As obras atuais, informa a prefeitura, consistem em trabalhos de retificação, canalização e perfilamento de rios, com a intenção de diminuir os problemas com erosão, assoreamento e inundações ao longo dos fundos de vale. Quando se fala em perfilar o rio, significa retirar detritos, lixo e materiais diversos que se acumulam ao longo do tempo, para que a “caixa” do rio absorva maior volume de água. Dentre as obras previstas, e indicadas por especialistas, estão também bacias de detenção nos rios Atuba, Bacacheri, Juvevê, Uvú, Pilarizinho, Ribeirão dos Padilhas e Ribeirão do Mueller.

BOATO NAS REDES:Comporta do Parque Barigui causou enchente em Curitiba?

A prefeitura informa que também vai atacar em outras frentes: educação ambiental e fiscalização de imóveis. “Vamos produzir um conteúdo didático de como prevenir cheias, como não jogar lixo nos rios, respeitar a legislação de permeabilidade do solo, entre outras ações”, afirmou o prefeito Rafael Greca na quarta-feira (21), em reunião para definir as prioridades para controle das cheias. Ele também destacou as exigências da Lei do Uso do Solo de Curitiba, que prevê que ao menos 25% de cada lote seja de área permeável.

Segundo a Secretaria Municipal do Urbanismo, esse índice pode ser menor, desde que o imóvel tenha um mecanismo de contenção de cheias, como caixas de detenção que retardem a chegada do excesso de água à rede pública de drenagem, compensando a área impermeável. Denúncias sobre construções irregulares podem ser feitas pela central 156.

Por fim, a prefeitura informa que não há estudos em andamento para reabrir rios em Curitiba. “A reabertura de rios canalizados, bem como a renaturalização dos mesmos, demanda grandes investimentos. Nossos rios foram retificados para dar espaço às edificações. Hoje temos pouca área livre para esse tipo de intervenção”, diz nota enviada pela Secretaria de Obras.

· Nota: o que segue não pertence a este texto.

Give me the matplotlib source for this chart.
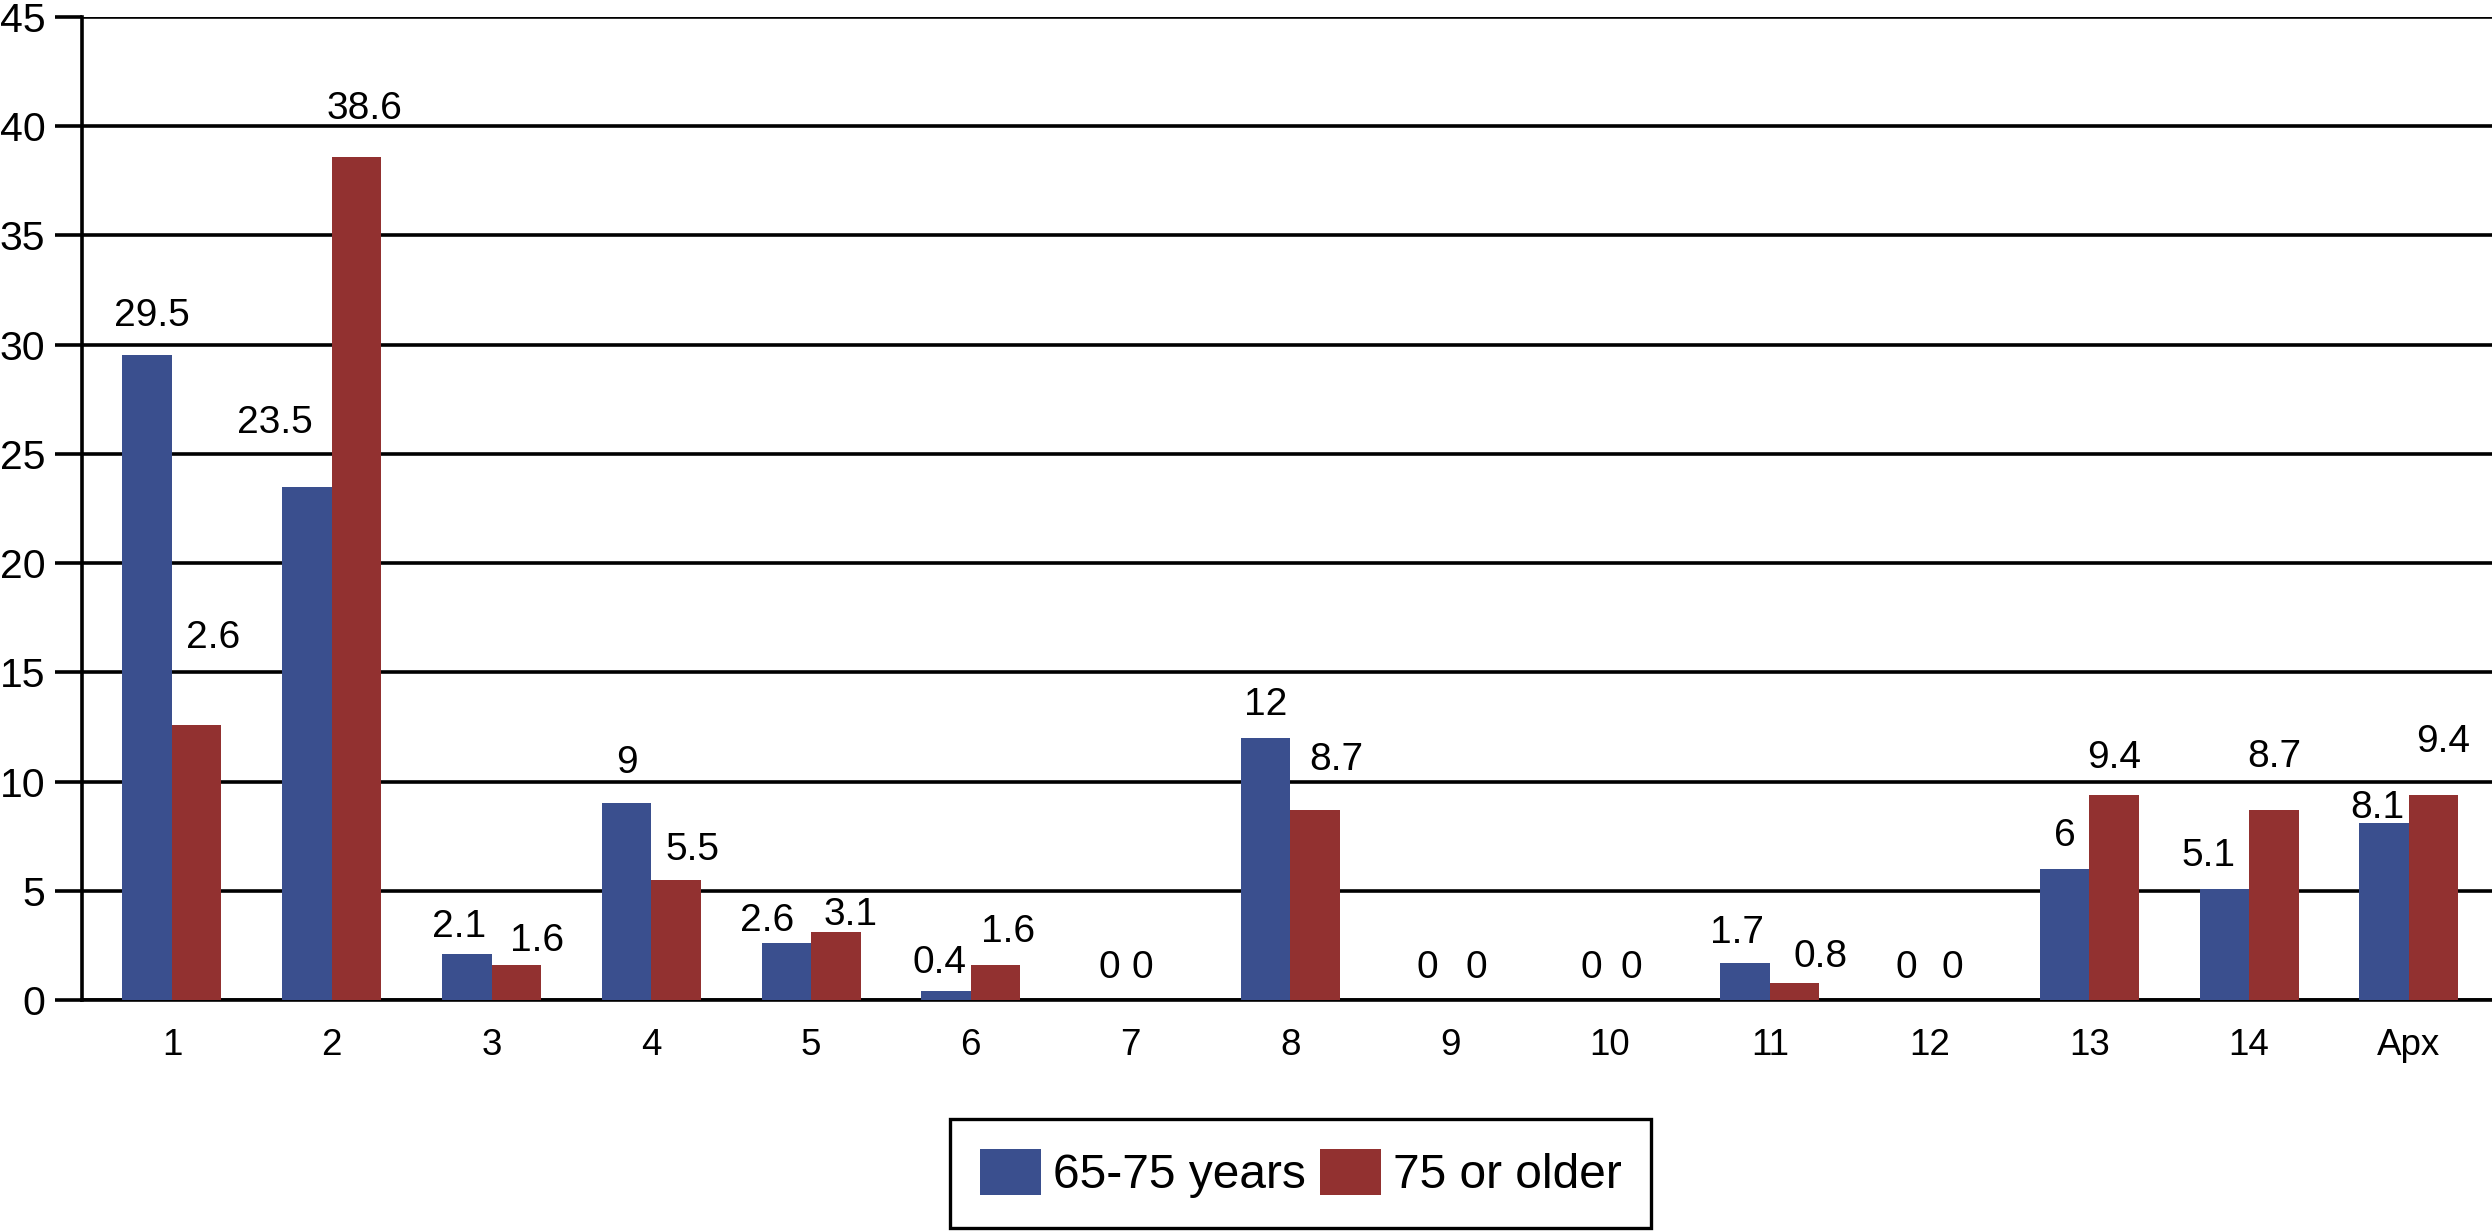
import matplotlib as mpl
import matplotlib.pyplot as plt
import numpy as np

CATEGORIES = ["1", "2", "3", "4", "5", "6", "7", "8", "9", "10", "11", "12", "13", "14", "Apx"]
SERIES = ["65-75 years", "75 or older"]
YOUNGER = [29.5, 23.5, 2.1, 9, 2.6, 0.4, 0, 12, 0, 0, 1.7, 0, 6, 5.1, 8.1]
OLDER = [12.6, 38.6, 1.6, 5.5, 3.1, 1.6, 0, 8.7, 0, 0, 0.8, 0, 9.4, 8.7, 9.4]
# label text as printed in the source figure (first red label is clipped to "2.6" there)
YOUNGER_TXT = ["29.5", "23.5", "2.1", "9", "2.6", "0.4", "0", "12", "0", "0", "1.7", "0", "6", "5.1", "8.1"]
OLDER_TXT = ["2.6", "38.6", "1.6", "5.5", "3.1", "1.6", "0", "8.7", "0", "0", "0.8", "0", "9.4", "8.7", "9.4"]

BLUE = "#3a4f8e"
RED = "#923130"
INK = "#000000"

# label nudges (dx in category units, dy in data units above bar top)
NUDGE_Y = [(0.03, 1.8), (-0.2, 2.9), (-0.05, 1.25), (0, 1.85), (-0.12, 1.0),
           (-0.04, 1.3), (0.02, 1.45), (0, 1.5), (0.01, 1.45), (0.04, 1.45),
           (-0.05, 1.36), (0.01, 1.45), (0, 1.5), (-0.1, 1.5), (-0.04, 0.7)]
NUDGE_O = [(0.1, 3.95), (0.05, 2.2), (0.13, 1.1), (0.1, 1.36), (0.09, 0.8),
           (0.08, 1.5), (-0.08, 1.45), (0.13, 2.3), (0.01, 1.45), (-0.02, 1.45),
           (0.16, 1.17), (-0.01, 1.45), (0, 1.67), (0, 2.4), (0.06, 2.4)]


def main():
    mpl.rcParams.update({
        "font.family": ["Liberation Sans", "DejaVu Sans"],
        "text.color": INK,
    })

    fig = plt.figure(figsize=(24.92, 12.32), dpi=100)
    ax = fig.add_axes([0.0329, 0.1883, 0.9671, 0.7981])

    x = np.arange(len(CATEGORIES))
    bw = 0.31
    b1 = ax.bar(x - bw / 2, YOUNGER, width=bw, color=BLUE, linewidth=0, label=SERIES[0], zorder=3)
    b2 = ax.bar(x + bw / 2, OLDER, width=bw, color=RED, linewidth=0, label=SERIES[1], zorder=3)

    for vals, txts, nudges, sign in [(YOUNGER, YOUNGER_TXT, NUDGE_Y, -1), (OLDER, OLDER_TXT, NUDGE_O, 1)]:
        for i, (v, t, (dx, dy)) in enumerate(zip(vals, txts, nudges)):
            ax.text(x[i] + sign * bw / 2 + dx, v + dy, t, ha="center", va="center",
                    fontsize=28, zorder=5)

    ax.set_xlim(-0.563, 14.52)
    ax.set_ylim(0, 45)
    ax.set_yticks(range(0, 46, 5))
    ax.set_xticks(x)
    ax.set_xticklabels(CATEGORIES)
    ax.yaxis.grid(True, color=INK, linewidth=2.6, zorder=0)
    ax.set_axisbelow(True)
    for s in ["top", "right"]:
        ax.spines[s].set_visible(False)
    for s in ["left", "bottom"]:
        ax.spines[s].set_color(INK)
        ax.spines[s].set_linewidth(2.6)
    ax.tick_params(axis="y", direction="out", length=19.4, width=2.6, color=INK,
                   labelsize=29.5, pad=7)
    ax.tick_params(axis="x", length=0, labelsize=26.5, pad=20)

    leg = fig.legend(handles=[b1, b2], labels=SERIES, loc="center", ncol=2,
                     bbox_to_anchor=(0.522, 0.0475), fontsize=34.5,
                     handlelength=1.27, handleheight=1.1, handletextpad=0.25,
                     columnspacing=0.3, borderpad=0.62, fancybox=False,
                     framealpha=1, edgecolor=INK)
    leg.get_frame().set_linewidth(2.4)

    fig.savefig("out.png", dpi=100)


if __name__ == "__main__":
    main()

Em março, alagamentos se tornaram comuns a cada chuva mais forte em Curitiba.Albari Rosa/Gazeta do Povo

Riscos

Segundo Garcias, da PUCPR, esse tipo de ação pode ter efeitos no curto prazo, mas apenas em alguns pontos; em outros, a tendência é piorar. “Ao reperfilar, vão mudar a declividade para a água chegar mais rápido ao fundo do rio. Podem parar os alagamentos do Rio Belém na região mais central, mas quando ele encontrar o Rio Iguaçu em um momento de chuva, em que os dois estão cheios, vão alagar rapidamente. De novo se faz um saneamento no centro em detrimento da periferia”, aponta.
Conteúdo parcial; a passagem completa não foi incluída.